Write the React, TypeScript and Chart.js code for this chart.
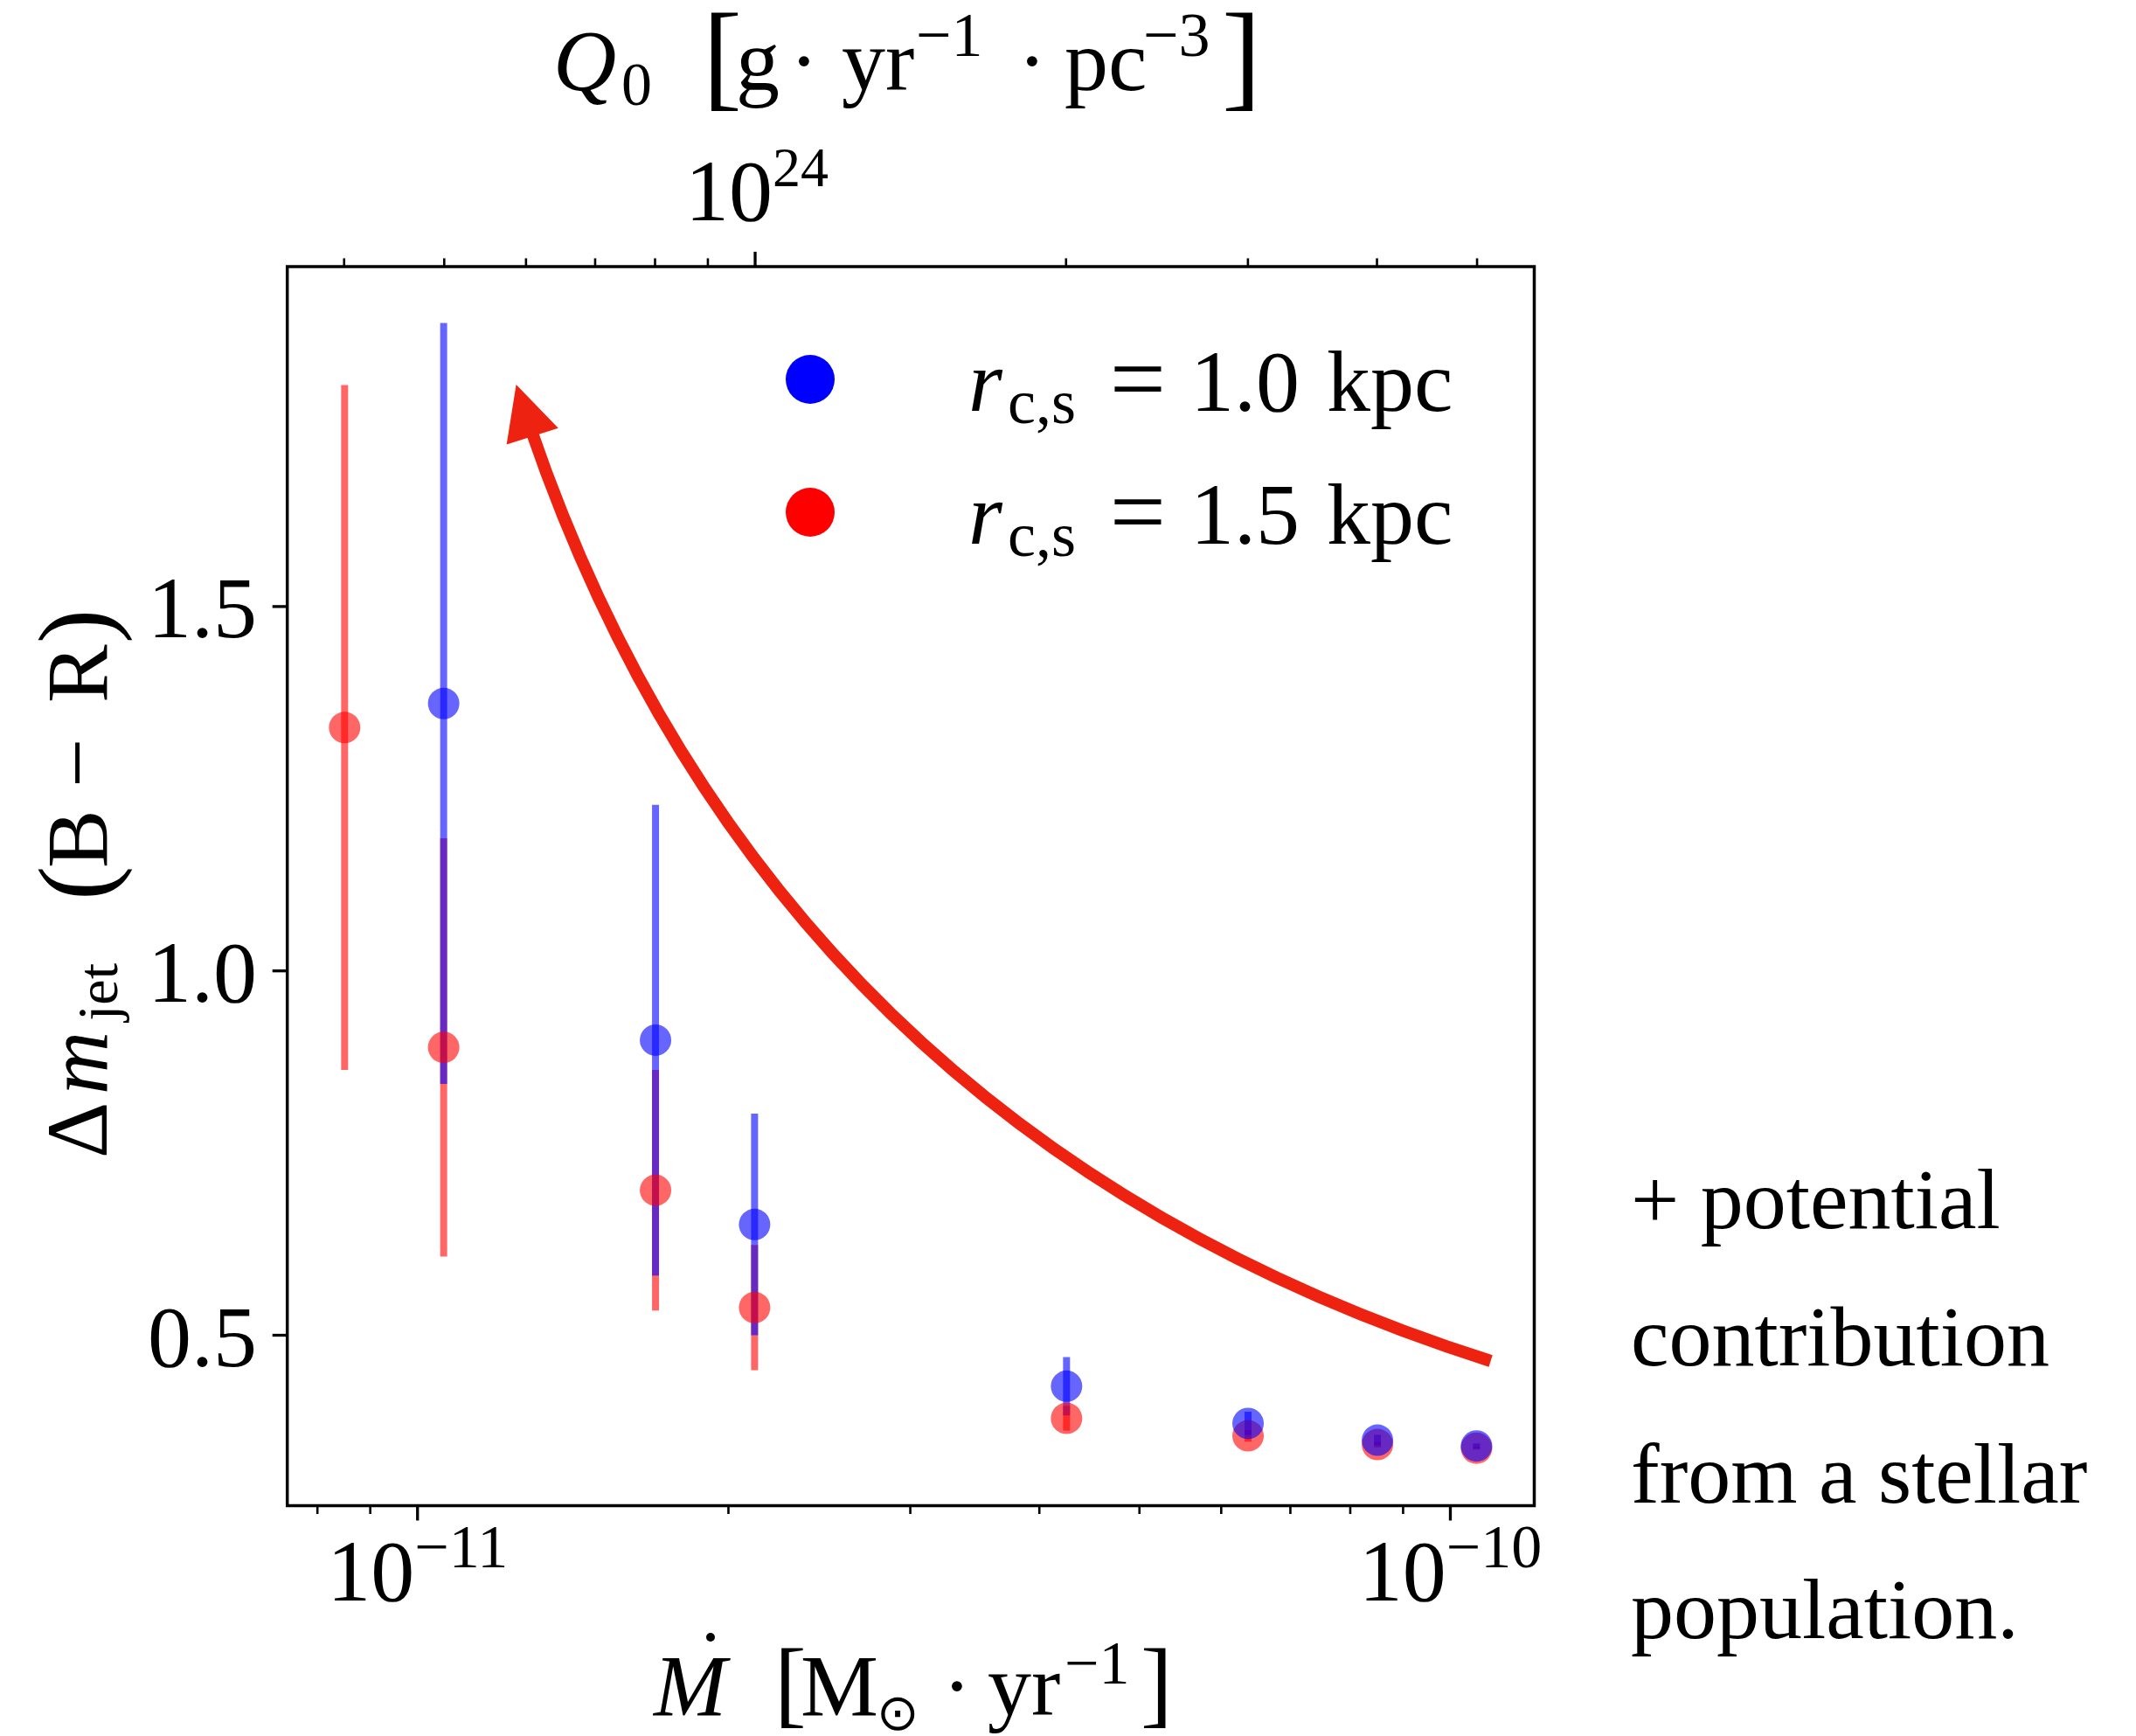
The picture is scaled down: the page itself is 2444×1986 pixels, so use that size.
import React, { useEffect, useRef } from 'react';
import { Chart, registerables } from 'chart.js';

Chart.register(...registerables);

const W = 2444;
const H = 1986;
const SERIF = '"Liberation Serif", "DejaVu Serif", serif';
const SYMBOL = '"DejaVu Sans", "DejaVu Serif", serif';

// ---------------- data ----------------
// accretion rate Mdot [Msun/yr] of each simulation column
const mdot = [8.5e-12, 1.06e-11, 1.7e-11, 2.12e-11, 4.25e-11, 6.37e-11, 8.5e-11, 1.06e-10];
// r_c,s = 1.0 kpc (blue)
const blueVals: (number | null)[] = [null, 1.367, 0.905, 0.652, 0.43, 0.379, 0.356, 0.348];
const blueErr: (number | null)[] = [null, 0.522, 0.323, 0.152, 0.04, 0.016, 0.0075, 0.0035];
// r_c,s = 1.5 kpc (red)
const redVals = [1.334, 0.895, 0.699, 0.538, 0.386, 0.362, 0.35, 0.345];
const redErr = [0.47, 0.287, 0.165, 0.086, 0.017, 0.008, 0.004, 0.002];

const seriesLabels = ['r_c,s = 1.0 kpc', 'r_c,s = 1.5 kpc'];

// axis ranges
const X_MIN = 7.48e-12;
const X_MAX = 1.2057e-10;
const Y_MIN = 0.2661;
const Y_MAX = 1.9665;
const Q0_PER_MDOT = 4.711e34; // top axis conversion Mdot -> Q0

// ticks
const yTicks = [0.5, 1.0, 1.5];
const yTickLabels = ['0.5', '1.0', '1.5'];
const xMajorTicks = [1e-11, 1e-10];
const xMajorExp = ['\u221211', '\u221210'];
const xMinorTicks = [8e-12, 9e-12, 2e-11, 3e-11, 4e-11, 5e-11, 6e-11, 7e-11, 8e-11, 9e-11];
const qMajorTicks = [1e24];
const qMajorExp = ['24'];
const qMinorTicks = [4e23, 5e23, 6e23, 7e23, 8e23, 9e23, 2e24, 3e24, 4e24, 5e24];

// annotation arrow (data coordinates: [Mdot, dm])
const arrowTail = [1.094e-10, 0.4646];
const arrowTip = [1.246e-11, 1.8046];
const ARROW_RAD = 0.26;

const sideText = ['+ potential', 'contribution', 'from a stellar', 'population.'];

// ---------------- styling ----------------
const BLUE_A = 'rgba(0,0,255,0.6)';
const RED_A = 'rgba(255,0,0,0.6)';
const ARROW_COLOR = 'rgb(238,34,16)';

function f(size: number, italic = false, fam = SERIF) {
  return `${italic ? 'italic ' : ''}${size}px ${fam}`;
}

type TItem = { t: string; x: number; y: number; size: number; it?: boolean; align?: CanvasTextAlign; fam?: string };

function drawItems(ctx: CanvasRenderingContext2D, items: TItem[]) {
  for (const s of items) {
    ctx.font = f(s.size, !!s.it, s.fam || SERIF);
    ctx.textAlign = s.align || 'left';
    ctx.fillText(s.t, s.x, s.y);
  }
}

function drawPow(ctx: CanvasRenderingContext2D, base: string, exp: string, cx: number, baseline: number, bSize: number, eSize: number, rise: number) {
  ctx.textAlign = 'left';
  ctx.font = f(bSize);
  const w1 = ctx.measureText(base).width;
  ctx.font = f(eSize);
  const w2 = ctx.measureText(exp).width;
  const start = cx - (w1 + w2) / 2;
  ctx.font = f(bSize);
  ctx.fillText(base, start, baseline);
  ctx.font = f(eSize);
  ctx.fillText(exp, start + w1, baseline - rise);
}

const decorPlugin = {
  id: 'decor',
  beforeDatasetsDraw(chart: any) {
    const ctx: CanvasRenderingContext2D = chart.ctx;
    const xs = chart.scales.x;
    const ys = chart.scales.y;
    ctx.save();
    ctx.lineWidth = 8;
    ctx.lineCap = 'butt';
    const bars = [
      { vals: redVals as (number | null)[], errs: redErr as (number | null)[], color: RED_A },
      { vals: blueVals, errs: blueErr, color: BLUE_A },
    ];
    for (const b of bars) {
      ctx.strokeStyle = b.color;
      b.vals.forEach((v, i) => {
        const e = b.errs[i];
        if (v == null || e == null) return;
        const px = xs.getPixelForValue(mdot[i]);
        ctx.beginPath();
        ctx.moveTo(px, ys.getPixelForValue(v + e));
        ctx.lineTo(px, ys.getPixelForValue(v - e));
        ctx.stroke();
      });
    }
    ctx.restore();
  },
  afterDatasetsDraw(chart: any) {
    const ctx: CanvasRenderingContext2D = chart.ctx;
    const xs = chart.scales.x;
    const x2 = chart.scales.x2;
    const ys = chart.scales.y;
    const { left, right, top, bottom } = chart.chartArea;
    ctx.save();

    // ---- arrow ----
    const p0 = { x: xs.getPixelForValue(arrowTail[0]), y: ys.getPixelForValue(arrowTail[1]) };
    const p2 = { x: xs.getPixelForValue(arrowTip[0]), y: ys.getPixelForValue(arrowTip[1]) };
    const dx = p2.x - p0.x;
    const dy = p2.y - p0.y;
    const c = { x: (p0.x + p2.x) / 2 + ARROW_RAD * dy, y: (p0.y + p2.y) / 2 - ARROW_RAD * dx };
    const headL = 62;
    const headHW = 31;
    const bez = (t: number) => ({
      x: (1 - t) * (1 - t) * p0.x + 2 * (1 - t) * t * c.x + t * t * p2.x,
      y: (1 - t) * (1 - t) * p0.y + 2 * (1 - t) * t * c.y + t * t * p2.y,
    });
    let tEnd = 1;
    while (tEnd > 0.5) {
      const p = bez(tEnd);
      if (Math.hypot(p.x - p2.x, p.y - p2.y) >= headL * 0.85) break;
      tEnd -= 0.001;
    }
    const q = { x: p0.x + (c.x - p0.x) * tEnd, y: p0.y + (c.y - p0.y) * tEnd };
    const pe = bez(tEnd);
    ctx.strokeStyle = ARROW_COLOR;
    ctx.lineWidth = 14;
    ctx.lineCap = 'butt';
    ctx.beginPath();
    ctx.moveTo(p0.x, p0.y);
    ctx.quadraticCurveTo(q.x, q.y, pe.x, pe.y);
    ctx.stroke();
    const tl = Math.hypot(p2.x - c.x, p2.y - c.y);
    const ux = (p2.x - c.x) / tl;
    const uy = (p2.y - c.y) / tl;
    const bx = p2.x - ux * headL;
    const by = p2.y - uy * headL;
    ctx.fillStyle = ARROW_COLOR;
    ctx.beginPath();
    ctx.moveTo(p2.x, p2.y);
    ctx.lineTo(bx - uy * headHW, by + ux * headHW);
    ctx.lineTo(bx + uy * headHW, by - ux * headHW);
    ctx.closePath();
    ctx.fill();

    // ---- frame ----
    ctx.strokeStyle = '#000';
    ctx.lineWidth = 3.5;
    ctx.strokeRect(left, top, right - left, bottom - top);

    // ---- ticks ----
    const tick = (x1: number, y1: number, x2p: number, y2p: number, w: number) => {
      ctx.lineWidth = w;
      ctx.beginPath();
      ctx.moveTo(x1, y1);
      ctx.lineTo(x2p, y2p);
      ctx.stroke();
    };
    for (const v of xMajorTicks) { const px = xs.getPixelForValue(v); tick(px, bottom, px, bottom + 17, 3.3); }
    for (const v of xMinorTicks) { const px = xs.getPixelForValue(v); tick(px, bottom, px, bottom + 9.5, 2.6); }
    for (const v of qMajorTicks) { const px = x2.getPixelForValue(v); tick(px, top, px, top - 17, 3.3); }
    for (const v of qMinorTicks) { const px = x2.getPixelForValue(v); tick(px, top, px, top - 9.5, 2.6); }
    for (const v of yTicks) { const py = ys.getPixelForValue(v); tick(left, py, left - 17, py, 3.3); }

    // ---- tick labels ----
    ctx.fillStyle = '#000';
    ctx.textBaseline = 'alphabetic';
    yTicks.forEach((v, i) => {
      const py = ys.getPixelForValue(v);
      ctx.font = f(100);
      ctx.textAlign = 'right';
      ctx.fillText(yTickLabels[i], 294, py + 35);
    });
    xMajorTicks.forEach((v, i) => {
      drawPow(ctx, '10', xMajorExp[i], xs.getPixelForValue(v), 1831, 100, 70, 38);
    });
    qMajorTicks.forEach((v, i) => {
      drawPow(ctx, '10', qMajorExp[i], x2.getPixelForValue(v) + 2, 252, 100, 64, 39);
    });

    // ---- bottom title: Mdot [Msun . yr^-1] ----
    drawItems(ctx, [
      { t: 'M', x: 748, y: 1962, size: 100, it: true },
      { t: '[', x: 886, y: 1962, size: 110 },
      { t: 'M', x: 916, y: 1962, size: 100 },
      { t: '\u2299', x: 1003, y: 1979, size: 58, fam: SYMBOL },
      { t: '\u00b7', x: 1095, y: 1962, size: 100, align: 'center' },
      { t: 'yr', x: 1130, y: 1962, size: 100 },
      { t: '\u22121', x: 1218, y: 1926, size: 70 },
      { t: ']', x: 1305, y: 1962, size: 110 },
    ]);
    ctx.beginPath();
    ctx.arc(813, 1873, 5, 0, Math.PI * 2);
    ctx.fill();

    // ---- top title: Q0 [g . yr^-1 . pc^-3] ----
    drawItems(ctx, [
      { t: 'Q', x: 633, y: 103, size: 100, it: true },
      { t: '0', x: 711, y: 120, size: 70 },
      { t: '[', x: 804, y: 109, size: 135 },
      { t: 'g', x: 842, y: 103, size: 100 },
      { t: '\u00b7', x: 920, y: 103, size: 100, align: 'center' },
      { t: 'yr', x: 963, y: 103, size: 100 },
      { t: '\u22121', x: 1048, y: 64, size: 72 },
      { t: '\u00b7', x: 1181, y: 103, size: 100, align: 'center' },
      { t: 'pc', x: 1218, y: 103, size: 100 },
      { t: '\u22123', x: 1308, y: 64, size: 72 },
      { t: ']', x: 1398, y: 109, size: 135 },
    ]);

    // ---- y title (rotated) ----
    ctx.save();
    ctx.translate(122, 0);
    ctx.rotate(-Math.PI / 2);
    const yl: { t: string; s: number; v: number; size: number; it?: boolean }[] = [
      { t: '\u0394', s: 1325, v: 0, size: 100 },
      { t: 'm', s: 1252, v: 0, size: 100, it: true },
      { t: 'jet', s: 1168, v: 12, size: 66 },
      { t: '(', s: 1030, v: 4, size: 118 },
      { t: 'B', s: 993, v: 0, size: 100 },
      { t: '\u2212', s: 901, v: 0, size: 100 },
      { t: 'R', s: 804, v: 0, size: 100 },
      { t: ')', s: 736, v: 4, size: 118 },
    ];
    ctx.textAlign = 'left';
    for (const it of yl) {
      ctx.font = f(it.size, !!it.it);
      ctx.fillText(it.t, -it.s, it.v);
    }
    ctx.restore();

    // ---- legend ----
    const legendRows = [
      { color: '#0000ff', y: 434, num: '1.0' },
      { color: '#ff0000', y: 586, num: '1.5' },
    ];
    for (const r of legendRows) {
      ctx.fillStyle = r.color;
      ctx.beginPath();
      ctx.arc(927, r.y, 28, 0, Math.PI * 2);
      ctx.fill();
      ctx.fillStyle = '#000';
      const bl = r.y + 36;
      drawItems(ctx, [
        { t: 'r', x: 1108, y: bl, size: 100, it: true },
        { t: 'c,s', x: 1153, y: bl + 14, size: 72 },
        { t: '=', x: 1302, y: bl + 2, size: 114, align: 'center' },
        { t: r.num, x: 1362, y: bl, size: 100 },
        { t: 'kpc', x: 1518, y: bl, size: 100 },
      ]);
    }

    // ---- side note ----
    const sideBase = [1405, 1562, 1719, 1874];
    sideText.forEach((line, i) => {
      ctx.font = f(98);
      ctx.textAlign = 'left';
      ctx.fillText(line, 1866, sideBase[i]);
    });

    ctx.restore();
  },
};

export default function App() {
  const ref = useRef<HTMLCanvasElement>(null);
  useEffect(() => {
    const canvas = ref.current;
    if (!canvas) return;
    const bluePts = mdot
      .map((x, i) => ({ x, y: blueVals[i] }))
      .filter((p) => p.y != null) as { x: number; y: number }[];
    const redPts = mdot.map((x, i) => ({ x, y: redVals[i] }));
    const chart = new Chart(canvas, {
      type: 'scatter',
      data: {
        datasets: [
          { label: seriesLabels[0], data: bluePts, backgroundColor: BLUE_A, borderWidth: 0, pointRadius: 18, pointHoverRadius: 18 },
          { label: seriesLabels[1], data: redPts, backgroundColor: RED_A, borderWidth: 0, pointRadius: 18, pointHoverRadius: 18 },
        ],
      },
      options: {
        responsive: false,
        animation: false,
        devicePixelRatio: 1,
        events: [],
        layout: { padding: { left: 328.7, top: 305, right: W - 1755.5, bottom: H - 1722.5 } },
        plugins: { legend: { display: false }, tooltip: { enabled: false }, title: { display: false } },
        scales: {
          x: { type: 'logarithmic', min: X_MIN, max: X_MAX, display: false },
          x2: { type: 'logarithmic', position: 'top', min: X_MIN * Q0_PER_MDOT, max: X_MAX * Q0_PER_MDOT, display: false },
          y: { type: 'linear', min: Y_MIN, max: Y_MAX, display: false },
        },
      } as any,
      plugins: [decorPlugin as any],
    });
    return () => chart.destroy();
  }, []);
  return (
    <div style={{ position: 'fixed', left: 0, top: 0, width: W, height: H, background: '#fff' }}>
      <canvas ref={ref} width={W} height={H} style={{ width: W, height: H, display: 'block' }} />
    </div>
  );
}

***

Exercise brief: Each line from the one holding "The picture is" to the one holding "Chart.register(...registerables);", those two included, is to be transcribed exactly, and no other line.

Answer to this task:
The picture is scaled down: the page itself is 2444×1986 pixels, so use that size.
import React, { useEffect, useRef } from 'react';
import { Chart, registerables } from 'chart.js';

Chart.register(...registerables);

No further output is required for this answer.